A CNN special investigation drills down on the causes and the impact of the Fort Hood shootings, 8 p.m. ET Saturday on CNN TV.

Washington (CNN) -- I was in the building at Fort Hood, Texas, in June where 43 people were shot this week.

I was sent to Fort Hood along with CNN Pentagon correspondent Barbara Starr and videographer Phil Littleton. During our visit, we were in and out of several buildings. One of them is now a crime scene, a killing ground in the heart of one of America's largest military installations.

Col. Ben Danner was our public affairs escort. When I called him Thursday, Danner told me the shooting happened at the Soldier Readiness Center that we had visited during our trip. The purpose of our visit was to learn how Fort Hood was helping soldiers cope with stress and mental health problems. It was a high priority for the commanders there.

I grabbed the tape and disks with the video from our trip and cued up the video of the center.

It was just as I remembered -- a low, brick building. There was one main entrance. A sergeant/nurse was directing traffic as people constantly moved in and out. Once inside, the space was about the size of a basketball court. And there were lines, lines of soldiers everywhere. The lines to our right were about half a dozen soldiers deep. Those folks were standing.

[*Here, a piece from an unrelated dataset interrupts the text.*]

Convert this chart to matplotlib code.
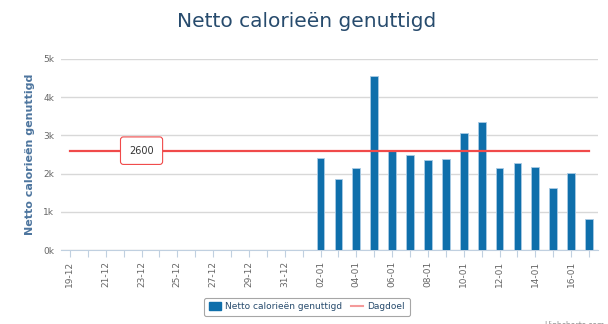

To the left, about 60 or so soldiers were waiting in another line. They got to sit in metal folding chairs. But as the line moved, they moved from chair to chair. I don't think any of them got to sit in the same chair more than 30 seconds. The place looked like the Department of Motor Vehicles at lunchtime on the last Friday of the month. Only everybody was in Army camouflage fatigues.

Beyond those lines were cubicles, each one with a least one line leading into it. All these soldiers were getting paperwork stamped or signed. Or they were undergoing routine medical examinations. One area was just for vaccinations. Everyone got poked with a needle at least once.

Video: What happened at Fort Hood?
Video: A look at sprawling Fort Hood

Everything was done out in the open, with only cubicle walls to keep soldiers in one line from seeing what soldiers in the other line were going through.

I was able to wander around and watch, while Barbara talked to the top officers and Phil took video of all the goings on.

I remember the only place where someone could get privacy was way in the back, a few small offices with walls and a door that could be closed. I was told that's where soldiers would be taken if a routine mental health exam indicated a more thorough one might be needed.

What I don't remember was a back door. There may have been one. I probably missed it. But the only door I remember is the one where the sergeant/nurse was directing traffic. And I've been thinking about her as the details of the shootings emerged.

The sergeant/nurse was a no-nonsense woman. She'd greet everyone just as they walked in (first making sure they removed their hats). If they had the right paperwork, she sent them to the first of what would be many lines. If they didn't have the right paperwork, she'd turn them around and send them out to get it.

And when the soldiers had gone through all the lines, there was to be no loitering by that door. She'd send them on their way.

I don't remember her exact rank. But I know she was a nurse; I asked her because she reminded me of my sister who is a nurse and also skilled at "running the show." After we were done in June, I went to her and told her that while there were plenty of captains, majors and colonels around, I could tell this was her facility. I was grateful she let us take pictures inside there that day. She gave me a quick smile and went right back to work.

As I write this, I worry about that sergeant/nurse. Since I don't remember her name, I may never know if she was there when the horror erupted. If she was working, I'm sure she would have stopped the gunman, asking him why he was there. If he was holding two guns, he may not have been able to remove his cap. She may not have had enough time to say something. I hope she did not become his first victim. Maybe she's safe and sound, at home with her loved ones.

But 43 others are not safe and sound. And all over the country, people with friends and family Army are worried about their loved ones. Was he or she in that building, stuck in line when the shooting began?